▶ _DATA BLOCK_:
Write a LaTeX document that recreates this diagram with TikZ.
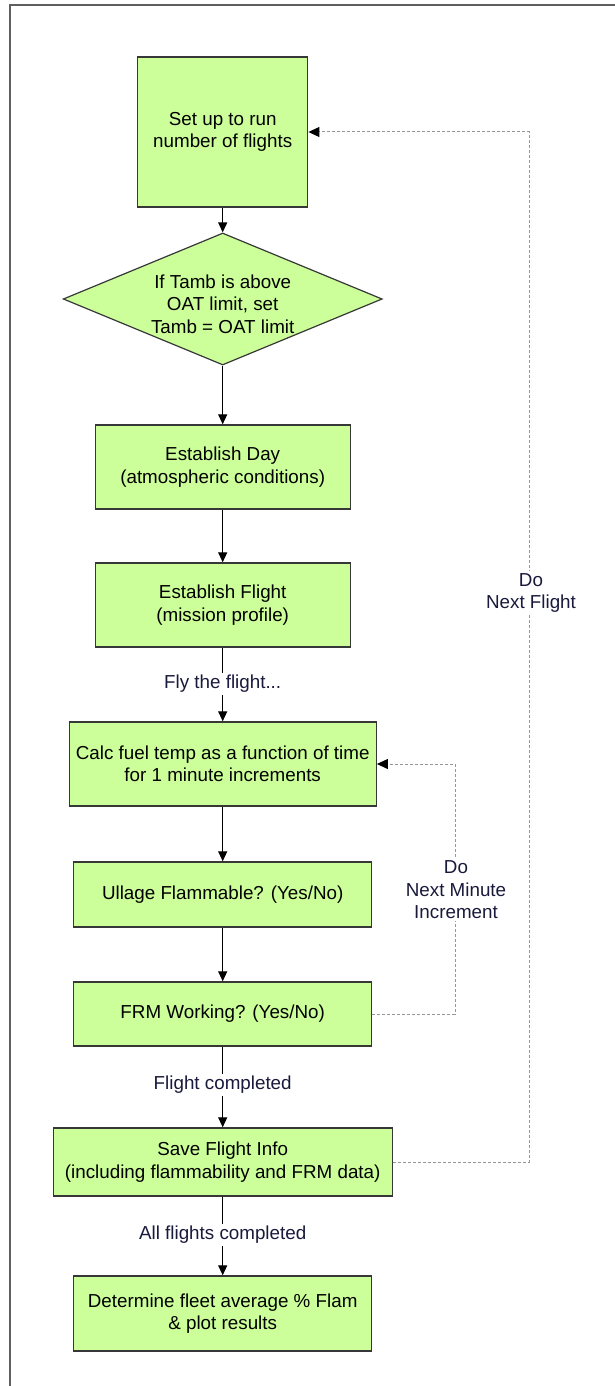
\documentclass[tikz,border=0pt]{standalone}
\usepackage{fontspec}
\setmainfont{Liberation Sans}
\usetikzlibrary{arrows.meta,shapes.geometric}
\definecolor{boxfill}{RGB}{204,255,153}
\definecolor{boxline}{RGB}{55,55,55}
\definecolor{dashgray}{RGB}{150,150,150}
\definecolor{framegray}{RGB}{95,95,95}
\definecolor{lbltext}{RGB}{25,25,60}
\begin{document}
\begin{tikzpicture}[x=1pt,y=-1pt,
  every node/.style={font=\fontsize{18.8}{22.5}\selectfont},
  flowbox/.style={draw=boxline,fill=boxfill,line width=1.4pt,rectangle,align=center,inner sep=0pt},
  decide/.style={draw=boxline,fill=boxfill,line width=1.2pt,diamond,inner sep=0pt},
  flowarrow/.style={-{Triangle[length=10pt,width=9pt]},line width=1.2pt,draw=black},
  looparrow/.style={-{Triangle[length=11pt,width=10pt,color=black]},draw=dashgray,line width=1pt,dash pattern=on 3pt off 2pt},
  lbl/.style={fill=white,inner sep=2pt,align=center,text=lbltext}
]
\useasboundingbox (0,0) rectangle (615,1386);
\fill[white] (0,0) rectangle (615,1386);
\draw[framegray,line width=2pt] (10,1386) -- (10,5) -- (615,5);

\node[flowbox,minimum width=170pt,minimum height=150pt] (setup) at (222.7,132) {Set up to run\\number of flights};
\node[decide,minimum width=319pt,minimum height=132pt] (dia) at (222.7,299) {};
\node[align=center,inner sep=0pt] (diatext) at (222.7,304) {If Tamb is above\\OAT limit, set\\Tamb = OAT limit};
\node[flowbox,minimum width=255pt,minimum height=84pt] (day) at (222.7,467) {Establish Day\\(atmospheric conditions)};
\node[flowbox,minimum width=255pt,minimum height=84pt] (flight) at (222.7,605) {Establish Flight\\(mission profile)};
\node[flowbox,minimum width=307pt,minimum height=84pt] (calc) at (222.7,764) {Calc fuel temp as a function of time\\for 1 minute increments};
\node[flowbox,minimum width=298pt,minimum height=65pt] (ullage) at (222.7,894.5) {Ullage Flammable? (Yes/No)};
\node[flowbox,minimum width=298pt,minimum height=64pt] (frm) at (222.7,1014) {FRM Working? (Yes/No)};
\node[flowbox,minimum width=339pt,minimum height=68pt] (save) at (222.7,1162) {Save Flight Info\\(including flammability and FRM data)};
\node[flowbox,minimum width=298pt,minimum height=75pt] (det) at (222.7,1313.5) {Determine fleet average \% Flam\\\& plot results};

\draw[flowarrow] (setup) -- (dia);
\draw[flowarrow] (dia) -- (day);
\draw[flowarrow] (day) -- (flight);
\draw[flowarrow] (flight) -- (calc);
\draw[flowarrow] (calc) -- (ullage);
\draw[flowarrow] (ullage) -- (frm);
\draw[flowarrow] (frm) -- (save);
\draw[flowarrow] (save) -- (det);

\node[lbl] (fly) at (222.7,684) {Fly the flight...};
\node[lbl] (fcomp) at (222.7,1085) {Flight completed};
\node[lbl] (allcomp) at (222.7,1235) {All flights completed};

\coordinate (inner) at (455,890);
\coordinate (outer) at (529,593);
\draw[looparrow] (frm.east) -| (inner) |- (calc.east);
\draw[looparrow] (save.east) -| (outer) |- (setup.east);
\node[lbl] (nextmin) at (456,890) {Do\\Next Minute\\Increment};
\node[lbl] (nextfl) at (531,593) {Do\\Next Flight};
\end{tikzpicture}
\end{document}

▶ _SHORT PROBLEM_: From the opening line of the listing above through the line bearing "(10,5) -- (615,5);", repeat each line exactly. Drop every picture.

▶ _COMPLETE ANSWER_:
Write a LaTeX document that recreates this diagram with TikZ.
\documentclass[tikz,border=0pt]{standalone}
\usepackage{fontspec}
\setmainfont{Liberation Sans}
\usetikzlibrary{arrows.meta,shapes.geometric}
\definecolor{boxfill}{RGB}{204,255,153}
\definecolor{boxline}{RGB}{55,55,55}
\definecolor{dashgray}{RGB}{150,150,150}
\definecolor{framegray}{RGB}{95,95,95}
\definecolor{lbltext}{RGB}{25,25,60}
\begin{document}
\begin{tikzpicture}[x=1pt,y=-1pt,
  every node/.style={font=\fontsize{18.8}{22.5}\selectfont},
  flowbox/.style={draw=boxline,fill=boxfill,line width=1.4pt,rectangle,align=center,inner sep=0pt},
  decide/.style={draw=boxline,fill=boxfill,line width=1.2pt,diamond,inner sep=0pt},
  flowarrow/.style={-{Triangle[length=10pt,width=9pt]},line width=1.2pt,draw=black},
  looparrow/.style={-{Triangle[length=11pt,width=10pt,color=black]},draw=dashgray,line width=1pt,dash pattern=on 3pt off 2pt},
  lbl/.style={fill=white,inner sep=2pt,align=center,text=lbltext}
]
\useasboundingbox (0,0) rectangle (615,1386);
\fill[white] (0,0) rectangle (615,1386);
\draw[framegray,line width=2pt] (10,1386) -- (10,5) -- (615,5);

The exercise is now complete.